When he came to Hickory Grove from Whitesburg, Ky., in 1984, Brown told pastoral search committee chairman Max Smith he wanted to hit a home run every time he got in the pulpit.
A former Navy officer who knows how to organize and delegate, Brown has built his ministry on that goal.
Others on staff balance the $10 million annual budget. His job is to care for his wife, Teresa, and their three children, and to preach.
The congregation has boomed on the brilliance of Brown’s singlemindedness even when members don’t agree with his sermons.
“As long as you agree on the main thing, Jesus Christ,” said Elmer Dryden, chairman of Hickory Grove’s board of deacons. “That’s the thread that binds us all.”
Brown’s sermon isn’t likely to change convention policy.
Richard Land, head of the commission that charts the Southern Baptists’ conservative political course, said he hadn’t heard about Brown’s sermon. While he doesn’t doubt that women can be called by God to some tasks, he’s certain they are not called to pastor the local church.
Anyway, Land said, the people have spoken. Only 35 Southern Baptist churches have called a woman to lead them. More than 40,000 have called men.

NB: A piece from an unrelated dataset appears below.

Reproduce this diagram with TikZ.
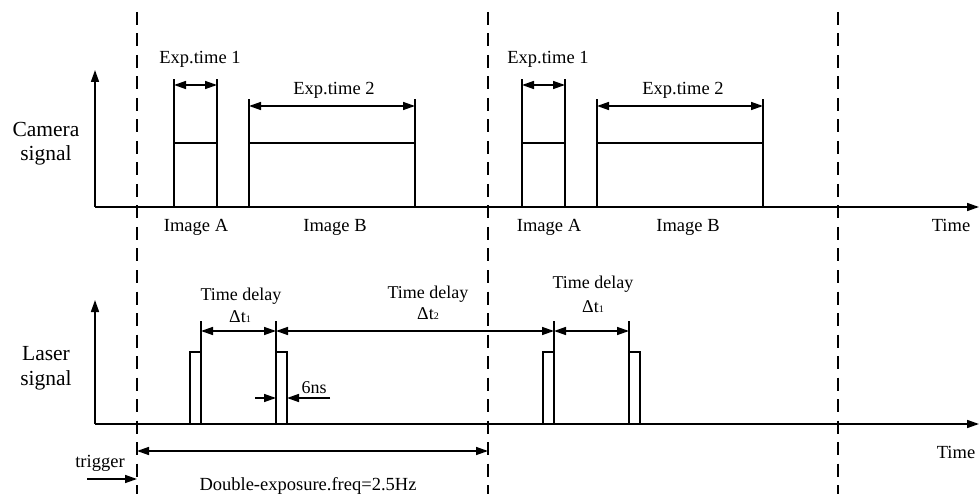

Brown’s office said he was too busy to talk about the sermon or the Southern Baptist position on women. Though unfailingly friendly, he has never seemed interested in fielding reporters’ calls or grandstanding in the press.
I wouldn’t have known about his sermon if someone hadn’t mailed me a tape recently, with some advice: “Listen to this.”
I did. What I heard was a pastor who grew up with few privileges in little Damascus, Va., a former bag boy at the local grocery store who felt as if he was on the outside looking in most of his life.
If he ever managed to get on the inside, he was going to make sure no one ever felt a door slam shut in their face. If he ever got on the inside, he told the congregation, he was going to make sure people felt what love was like.
“I love this denomination, and I love you,” he preached. “Male, female, Greek or Jew. Asians, Hispanics, black or white. I love you. I don’t care what you look like on the outside. I don’t care how many chromosomes you have. I love you. And I want you to be all that God wants you to be.”
To applause, pastor Joe Brown took his seat that Sunday night at Hickory Grove Baptist Church, having said what he came to say.